● **Directions**: Below are some records; repeat them all exactly, minus the pictures.

● **Data lines**:

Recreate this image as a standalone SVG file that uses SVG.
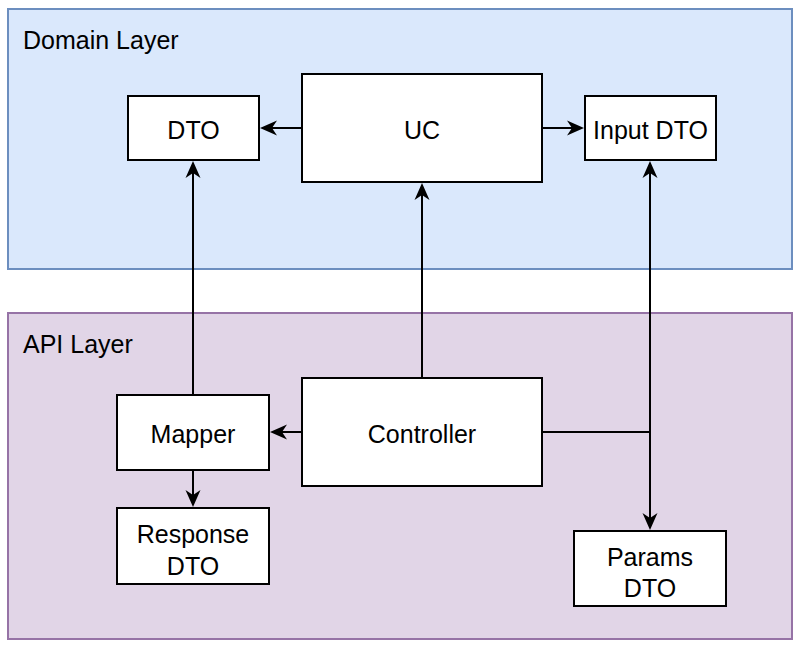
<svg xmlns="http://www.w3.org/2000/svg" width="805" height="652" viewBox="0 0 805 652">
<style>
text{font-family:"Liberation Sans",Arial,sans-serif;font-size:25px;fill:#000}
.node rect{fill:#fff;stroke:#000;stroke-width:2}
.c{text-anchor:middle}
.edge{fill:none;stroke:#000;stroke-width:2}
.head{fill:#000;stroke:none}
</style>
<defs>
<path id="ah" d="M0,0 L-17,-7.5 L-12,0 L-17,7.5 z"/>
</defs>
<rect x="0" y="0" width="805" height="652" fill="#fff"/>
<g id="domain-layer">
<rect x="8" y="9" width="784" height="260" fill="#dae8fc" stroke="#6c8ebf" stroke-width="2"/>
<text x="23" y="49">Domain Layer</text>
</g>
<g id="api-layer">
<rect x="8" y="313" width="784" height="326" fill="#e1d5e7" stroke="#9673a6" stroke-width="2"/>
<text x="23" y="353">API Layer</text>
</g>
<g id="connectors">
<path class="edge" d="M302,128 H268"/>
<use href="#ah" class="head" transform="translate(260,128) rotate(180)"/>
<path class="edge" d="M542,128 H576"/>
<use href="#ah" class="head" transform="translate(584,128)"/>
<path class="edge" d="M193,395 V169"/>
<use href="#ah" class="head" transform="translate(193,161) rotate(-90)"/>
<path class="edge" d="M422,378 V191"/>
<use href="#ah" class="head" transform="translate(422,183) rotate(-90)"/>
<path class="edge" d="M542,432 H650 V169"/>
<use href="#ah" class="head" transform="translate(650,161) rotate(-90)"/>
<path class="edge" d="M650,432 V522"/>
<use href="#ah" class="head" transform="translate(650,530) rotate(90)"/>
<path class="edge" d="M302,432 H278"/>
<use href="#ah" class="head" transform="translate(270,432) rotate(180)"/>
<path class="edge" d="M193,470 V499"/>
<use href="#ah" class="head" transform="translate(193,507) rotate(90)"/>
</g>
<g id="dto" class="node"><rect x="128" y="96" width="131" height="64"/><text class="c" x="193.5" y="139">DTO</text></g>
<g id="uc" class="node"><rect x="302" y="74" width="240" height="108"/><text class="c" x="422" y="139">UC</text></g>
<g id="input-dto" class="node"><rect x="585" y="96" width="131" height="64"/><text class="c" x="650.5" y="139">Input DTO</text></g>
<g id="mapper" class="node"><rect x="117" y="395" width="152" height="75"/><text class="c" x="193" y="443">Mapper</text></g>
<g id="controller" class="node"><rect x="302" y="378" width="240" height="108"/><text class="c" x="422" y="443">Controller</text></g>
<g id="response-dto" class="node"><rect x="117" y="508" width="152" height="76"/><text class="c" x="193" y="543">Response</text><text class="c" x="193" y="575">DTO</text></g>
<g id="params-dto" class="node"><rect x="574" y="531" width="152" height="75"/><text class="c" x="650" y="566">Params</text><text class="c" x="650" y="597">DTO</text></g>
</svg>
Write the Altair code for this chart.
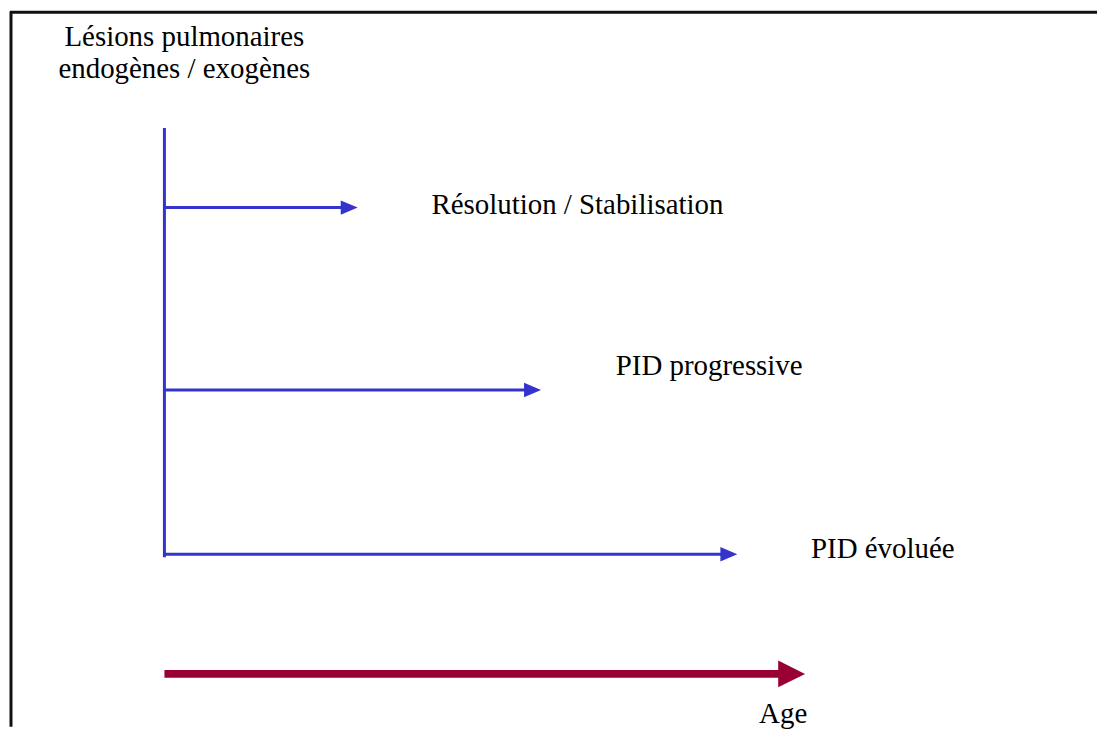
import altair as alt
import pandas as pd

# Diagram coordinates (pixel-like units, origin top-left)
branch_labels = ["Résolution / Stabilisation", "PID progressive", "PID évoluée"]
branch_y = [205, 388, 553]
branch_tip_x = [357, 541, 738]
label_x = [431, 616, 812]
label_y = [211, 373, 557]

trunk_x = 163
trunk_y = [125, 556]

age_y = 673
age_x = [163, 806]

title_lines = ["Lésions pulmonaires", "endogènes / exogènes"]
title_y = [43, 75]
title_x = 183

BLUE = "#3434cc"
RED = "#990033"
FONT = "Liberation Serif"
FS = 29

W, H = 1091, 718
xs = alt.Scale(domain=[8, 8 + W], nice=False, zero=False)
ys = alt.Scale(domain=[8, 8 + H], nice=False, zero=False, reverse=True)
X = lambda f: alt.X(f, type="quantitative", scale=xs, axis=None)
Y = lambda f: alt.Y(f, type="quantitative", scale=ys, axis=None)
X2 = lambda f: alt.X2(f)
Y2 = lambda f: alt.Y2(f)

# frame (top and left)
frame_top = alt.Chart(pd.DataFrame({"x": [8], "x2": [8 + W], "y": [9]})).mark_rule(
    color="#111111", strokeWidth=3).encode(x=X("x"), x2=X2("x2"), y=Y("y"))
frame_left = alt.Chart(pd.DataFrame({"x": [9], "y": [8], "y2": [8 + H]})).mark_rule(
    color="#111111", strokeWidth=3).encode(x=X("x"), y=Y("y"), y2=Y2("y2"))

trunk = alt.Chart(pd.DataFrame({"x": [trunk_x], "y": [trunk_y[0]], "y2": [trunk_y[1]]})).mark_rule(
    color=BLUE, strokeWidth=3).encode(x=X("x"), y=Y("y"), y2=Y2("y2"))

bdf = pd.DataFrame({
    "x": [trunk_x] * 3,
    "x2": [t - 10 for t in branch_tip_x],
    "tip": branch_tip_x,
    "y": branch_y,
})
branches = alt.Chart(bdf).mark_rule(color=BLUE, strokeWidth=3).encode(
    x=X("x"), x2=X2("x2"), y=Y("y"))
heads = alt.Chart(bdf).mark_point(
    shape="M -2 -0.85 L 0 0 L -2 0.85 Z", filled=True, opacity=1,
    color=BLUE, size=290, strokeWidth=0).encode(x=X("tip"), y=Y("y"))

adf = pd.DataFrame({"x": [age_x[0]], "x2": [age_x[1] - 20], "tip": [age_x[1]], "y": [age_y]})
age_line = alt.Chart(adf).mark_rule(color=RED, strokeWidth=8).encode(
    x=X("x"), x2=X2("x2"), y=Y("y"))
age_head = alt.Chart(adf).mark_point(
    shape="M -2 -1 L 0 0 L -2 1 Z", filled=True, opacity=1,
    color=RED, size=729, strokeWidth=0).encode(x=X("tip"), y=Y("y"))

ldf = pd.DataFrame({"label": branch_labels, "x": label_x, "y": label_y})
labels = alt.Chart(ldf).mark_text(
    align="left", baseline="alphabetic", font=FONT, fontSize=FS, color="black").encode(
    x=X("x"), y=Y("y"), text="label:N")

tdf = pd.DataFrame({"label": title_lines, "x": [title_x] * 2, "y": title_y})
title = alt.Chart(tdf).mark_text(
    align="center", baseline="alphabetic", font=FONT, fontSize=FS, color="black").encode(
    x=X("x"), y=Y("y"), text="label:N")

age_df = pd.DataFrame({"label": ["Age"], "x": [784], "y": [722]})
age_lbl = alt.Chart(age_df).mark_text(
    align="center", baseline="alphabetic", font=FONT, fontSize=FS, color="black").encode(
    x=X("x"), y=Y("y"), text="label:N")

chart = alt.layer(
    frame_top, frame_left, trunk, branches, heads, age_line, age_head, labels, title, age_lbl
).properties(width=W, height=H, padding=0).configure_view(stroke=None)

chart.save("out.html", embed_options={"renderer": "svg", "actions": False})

● **Written answer**:
Recreate this image as a standalone SVG file that uses SVG.
<svg xmlns="http://www.w3.org/2000/svg" width="805" height="652" viewBox="0 0 805 652">
<style>
text{font-family:"Liberation Sans",Arial,sans-serif;font-size:25px;fill:#000}
.node rect{fill:#fff;stroke:#000;stroke-width:2}
.c{text-anchor:middle}
.edge{fill:none;stroke:#000;stroke-width:2}
.head{fill:#000;stroke:none}
</style>
<defs>
<path id="ah" d="M0,0 L-17,-7.5 L-12,0 L-17,7.5 z"/>
</defs>
<rect x="0" y="0" width="805" height="652" fill="#fff"/>
<g id="domain-layer">
<rect x="8" y="9" width="784" height="260" fill="#dae8fc" stroke="#6c8ebf" stroke-width="2"/>
<text x="23" y="49">Domain Layer</text>
</g>
<g id="api-layer">
<rect x="8" y="313" width="784" height="326" fill="#e1d5e7" stroke="#9673a6" stroke-width="2"/>
<text x="23" y="353">API Layer</text>
</g>
<g id="connectors">
<path class="edge" d="M302,128 H268"/>
<use href="#ah" class="head" transform="translate(260,128) rotate(180)"/>
<path class="edge" d="M542,128 H576"/>
<use href="#ah" class="head" transform="translate(584,128)"/>
<path class="edge" d="M193,395 V169"/>
<use href="#ah" class="head" transform="translate(193,161) rotate(-90)"/>
<path class="edge" d="M422,378 V191"/>
<use href="#ah" class="head" transform="translate(422,183) rotate(-90)"/>
<path class="edge" d="M542,432 H650 V169"/>
<use href="#ah" class="head" transform="translate(650,161) rotate(-90)"/>
<path class="edge" d="M650,432 V522"/>
<use href="#ah" class="head" transform="translate(650,530) rotate(90)"/>
<path class="edge" d="M302,432 H278"/>
<use href="#ah" class="head" transform="translate(270,432) rotate(180)"/>
<path class="edge" d="M193,470 V499"/>
<use href="#ah" class="head" transform="translate(193,507) rotate(90)"/>
</g>
<g id="dto" class="node"><rect x="128" y="96" width="131" height="64"/><text class="c" x="193.5" y="139">DTO</text></g>
<g id="uc" class="node"><rect x="302" y="74" width="240" height="108"/><text class="c" x="422" y="139">UC</text></g>
<g id="input-dto" class="node"><rect x="585" y="96" width="131" height="64"/><text class="c" x="650.5" y="139">Input DTO</text></g>
<g id="mapper" class="node"><rect x="117" y="395" width="152" height="75"/><text class="c" x="193" y="443">Mapper</text></g>
<g id="controller" class="node"><rect x="302" y="378" width="240" height="108"/><text class="c" x="422" y="443">Controller</text></g>
<g id="response-dto" class="node"><rect x="117" y="508" width="152" height="76"/><text class="c" x="193" y="543">Response</text><text class="c" x="193" y="575">DTO</text></g>
<g id="params-dto" class="node"><rect x="574" y="531" width="152" height="75"/><text class="c" x="650" y="566">Params</text><text class="c" x="650" y="597">DTO</text></g>
</svg>
Write the Altair code for this chart.
import altair as alt
import pandas as pd

# Diagram coordinates (pixel-like units, origin top-left)
branch_labels = ["Résolution / Stabilisation", "PID progressive", "PID évoluée"]
branch_y = [205, 388, 553]
branch_tip_x = [357, 541, 738]
label_x = [431, 616, 812]
label_y = [211, 373, 557]

trunk_x = 163
trunk_y = [125, 556]

age_y = 673
age_x = [163, 806]

title_lines = ["Lésions pulmonaires", "endogènes / exogènes"]
title_y = [43, 75]
title_x = 183

BLUE = "#3434cc"
RED = "#990033"
FONT = "Liberation Serif"
FS = 29

W, H = 1091, 718
xs = alt.Scale(domain=[8, 8 + W], nice=False, zero=False)
ys = alt.Scale(domain=[8, 8 + H], nice=False, zero=False, reverse=True)
X = lambda f: alt.X(f, type="quantitative", scale=xs, axis=None)
Y = lambda f: alt.Y(f, type="quantitative", scale=ys, axis=None)
X2 = lambda f: alt.X2(f)
Y2 = lambda f: alt.Y2(f)

# frame (top and left)
frame_top = alt.Chart(pd.DataFrame({"x": [8], "x2": [8 + W], "y": [9]})).mark_rule(
    color="#111111", strokeWidth=3).encode(x=X("x"), x2=X2("x2"), y=Y("y"))
frame_left = alt.Chart(pd.DataFrame({"x": [9], "y": [8], "y2": [8 + H]})).mark_rule(
    color="#111111", strokeWidth=3).encode(x=X("x"), y=Y("y"), y2=Y2("y2"))

trunk = alt.Chart(pd.DataFrame({"x": [trunk_x], "y": [trunk_y[0]], "y2": [trunk_y[1]]})).mark_rule(
    color=BLUE, strokeWidth=3).encode(x=X("x"), y=Y("y"), y2=Y2("y2"))

bdf = pd.DataFrame({
    "x": [trunk_x] * 3,
    "x2": [t - 10 for t in branch_tip_x],
    "tip": branch_tip_x,
    "y": branch_y,
})
branches = alt.Chart(bdf).mark_rule(color=BLUE, strokeWidth=3).encode(
    x=X("x"), x2=X2("x2"), y=Y("y"))
heads = alt.Chart(bdf).mark_point(
    shape="M -2 -0.85 L 0 0 L -2 0.85 Z", filled=True, opacity=1,
    color=BLUE, size=290, strokeWidth=0).encode(x=X("tip"), y=Y("y"))

adf = pd.DataFrame({"x": [age_x[0]], "x2": [age_x[1] - 20], "tip": [age_x[1]], "y": [age_y]})
age_line = alt.Chart(adf).mark_rule(color=RED, strokeWidth=8).encode(
    x=X("x"), x2=X2("x2"), y=Y("y"))
age_head = alt.Chart(adf).mark_point(
    shape="M -2 -1 L 0 0 L -2 1 Z", filled=True, opacity=1,
    color=RED, size=729, strokeWidth=0).encode(x=X("tip"), y=Y("y"))

ldf = pd.DataFrame({"label": branch_labels, "x": label_x, "y": label_y})
labels = alt.Chart(ldf).mark_text(
    align="left", baseline="alphabetic", font=FONT, fontSize=FS, color="black").encode(
    x=X("x"), y=Y("y"), text="label:N")

tdf = pd.DataFrame({"label": title_lines, "x": [title_x] * 2, "y": title_y})
title = alt.Chart(tdf).mark_text(
    align="center", baseline="alphabetic", font=FONT, fontSize=FS, color="black").encode(
    x=X("x"), y=Y("y"), text="label:N")

age_df = pd.DataFrame({"label": ["Age"], "x": [784], "y": [722]})
age_lbl = alt.Chart(age_df).mark_text(
    align="center", baseline="alphabetic", font=FONT, fontSize=FS, color="black").encode(
    x=X("x"), y=Y("y"), text="label:N")

chart = alt.layer(
    frame_top, frame_left, trunk, branches, heads, age_line, age_head, labels, title, age_lbl
).properties(width=W, height=H, padding=0).configure_view(stroke=None)

chart.save("out.html", embed_options={"renderer": "svg", "actions": False})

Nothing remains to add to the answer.